Sarà, ma il suono della Stratocaster di Lindsey suona molto più vintage di così. Come la sua voce, un timbro peculiare che unisce il graffio di Melissa Etheridge e Janis Joplin ad una profondità vocale unica. Un pugno in faccia, ma dolce e sensuale. Fino a tre anni fa, Lindsey era una delle tante cantanti in cerca di celebrità nei piccoli palchi dei bar di Los Angeles, città in cui si è trasferita poco prima di compiere 19 anni. «Mi ricordo ancora il primo concerto, ad un open mic a Hollywood. Le mani tremavano talmente tanto che a malapena riuscii a suonare la chitarra», racconta. «Eppure non ero certo una pivella, venivo da cinque anni di concerti a San Diego, la mia città. Los Angeles ti mette addosso una pressione incredibile».
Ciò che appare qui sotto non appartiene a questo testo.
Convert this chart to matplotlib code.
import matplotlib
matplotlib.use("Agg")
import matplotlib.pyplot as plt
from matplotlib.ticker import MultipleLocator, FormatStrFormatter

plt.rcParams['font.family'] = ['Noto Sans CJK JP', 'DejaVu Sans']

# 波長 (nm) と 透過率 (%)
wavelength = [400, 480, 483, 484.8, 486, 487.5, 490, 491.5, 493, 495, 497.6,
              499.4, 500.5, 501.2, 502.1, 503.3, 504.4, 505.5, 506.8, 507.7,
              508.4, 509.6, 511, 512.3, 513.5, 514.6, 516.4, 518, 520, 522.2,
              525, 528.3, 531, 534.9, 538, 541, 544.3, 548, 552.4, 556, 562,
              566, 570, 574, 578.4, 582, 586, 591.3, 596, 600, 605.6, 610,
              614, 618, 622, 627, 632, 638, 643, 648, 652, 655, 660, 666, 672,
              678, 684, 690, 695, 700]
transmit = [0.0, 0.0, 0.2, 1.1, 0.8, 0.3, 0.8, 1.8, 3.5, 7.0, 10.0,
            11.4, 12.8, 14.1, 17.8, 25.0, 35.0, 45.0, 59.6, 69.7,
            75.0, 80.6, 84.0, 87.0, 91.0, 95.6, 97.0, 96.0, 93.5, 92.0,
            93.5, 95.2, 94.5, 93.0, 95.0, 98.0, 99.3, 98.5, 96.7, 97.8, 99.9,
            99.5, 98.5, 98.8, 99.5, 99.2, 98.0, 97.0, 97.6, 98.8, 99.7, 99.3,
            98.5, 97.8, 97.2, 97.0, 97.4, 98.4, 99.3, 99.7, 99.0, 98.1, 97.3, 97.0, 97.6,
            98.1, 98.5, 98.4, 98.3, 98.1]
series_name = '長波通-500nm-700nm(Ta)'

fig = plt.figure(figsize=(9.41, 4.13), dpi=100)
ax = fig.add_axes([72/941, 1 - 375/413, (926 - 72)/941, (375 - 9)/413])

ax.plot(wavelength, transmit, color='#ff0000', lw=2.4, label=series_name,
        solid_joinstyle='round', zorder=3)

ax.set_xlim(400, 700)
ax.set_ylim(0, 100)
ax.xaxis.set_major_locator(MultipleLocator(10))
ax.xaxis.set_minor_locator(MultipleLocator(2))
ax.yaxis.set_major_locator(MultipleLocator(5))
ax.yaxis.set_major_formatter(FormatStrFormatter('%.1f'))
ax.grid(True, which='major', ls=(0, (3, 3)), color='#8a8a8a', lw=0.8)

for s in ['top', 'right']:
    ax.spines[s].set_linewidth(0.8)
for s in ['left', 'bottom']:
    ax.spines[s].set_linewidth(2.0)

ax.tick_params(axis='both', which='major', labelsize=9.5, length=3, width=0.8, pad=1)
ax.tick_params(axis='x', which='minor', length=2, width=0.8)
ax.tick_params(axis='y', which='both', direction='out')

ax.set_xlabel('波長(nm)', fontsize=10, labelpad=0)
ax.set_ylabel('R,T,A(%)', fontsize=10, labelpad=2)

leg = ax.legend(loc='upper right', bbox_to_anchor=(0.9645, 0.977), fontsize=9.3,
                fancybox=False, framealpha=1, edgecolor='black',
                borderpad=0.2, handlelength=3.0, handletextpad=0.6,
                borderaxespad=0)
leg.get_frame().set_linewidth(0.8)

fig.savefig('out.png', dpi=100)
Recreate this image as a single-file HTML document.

Col tempo, però, ci si abitua. E magari si finisce per conoscere la propria anima gemella musicale ad un corso di cucito. «Avevo un negozio dove tenevo delle lezioni», spiega Julie. «Lindsey era una mia allieva». Oggi le due Deap Vally organizzano insieme seminari gratuiti prima dei loro concerti e producono coloratissimi cappellini di lana che le fan gareggiano per accaparrarsi. Dagli uncinetti alle sale prove, il passo è stato breve. Dopo un anno e qualche esibizione live a Los Angeles furono notate dalla Island, l’etichetta della famiglia Universal per cui hanno pubblicato in passato anche Tori Amos, Cranberries, Etta James, Elton John, King Crimson e U2.
Essere due donne è la loro forza. Si definiscono delle girl’s girl e non temono il sessismo, malgrado ne siano «state vittima in passato, anche con giornalisti», racconta Julie. «Se sei una ragazza in una band di uomini, le aspettative nei tuoi confronti sono sempre molto più elevate. È un terrorismo psicologico, come se dovessi costantemente dimostrare di essere all’altezza», racconta. «Devi fargli vedere che porti i pantaloni», riassume Lindsey. Senza dubbio queste due anime vagabonde del rock, cresciute «con Rolling Stones, Led Zeppelin» ma anche tanta musica anni ’90 – «Nirvana, Soundgarden, Beck, Blur», elencano – i pantaloni hanno già dimostrato di saperli indossare. Molto meglio di tanti colleghi maschietti.
La musica contemporanea gli piace, ad eccezione «dei dj, troppo celebrati e sopravvalutati per quello che fanno effettivamente a livello musicale», incalza Julie. «Mi ricordo un concerto dei Justice, un duo di dj francesi, qualche tempo fa. Uno di loro ha semplicemente schiacciato “play”, la canzone è partita e la gente sotto impazziva mentre loro fingevano di “suonare” qualcosa sui loro controller. Era tutto così finto, controllato, asettico. Perché il pubblico urlava? Non stava succedendo assolutamente nulla».
Poche ore dopo queste parole, le Deap Vally hanno concluso un set di rock tirato stremate, con la voce di Julie scomparsa durante il finale dell’ultimo pezzo, End Of The World. Cose che succedono. Cose rock.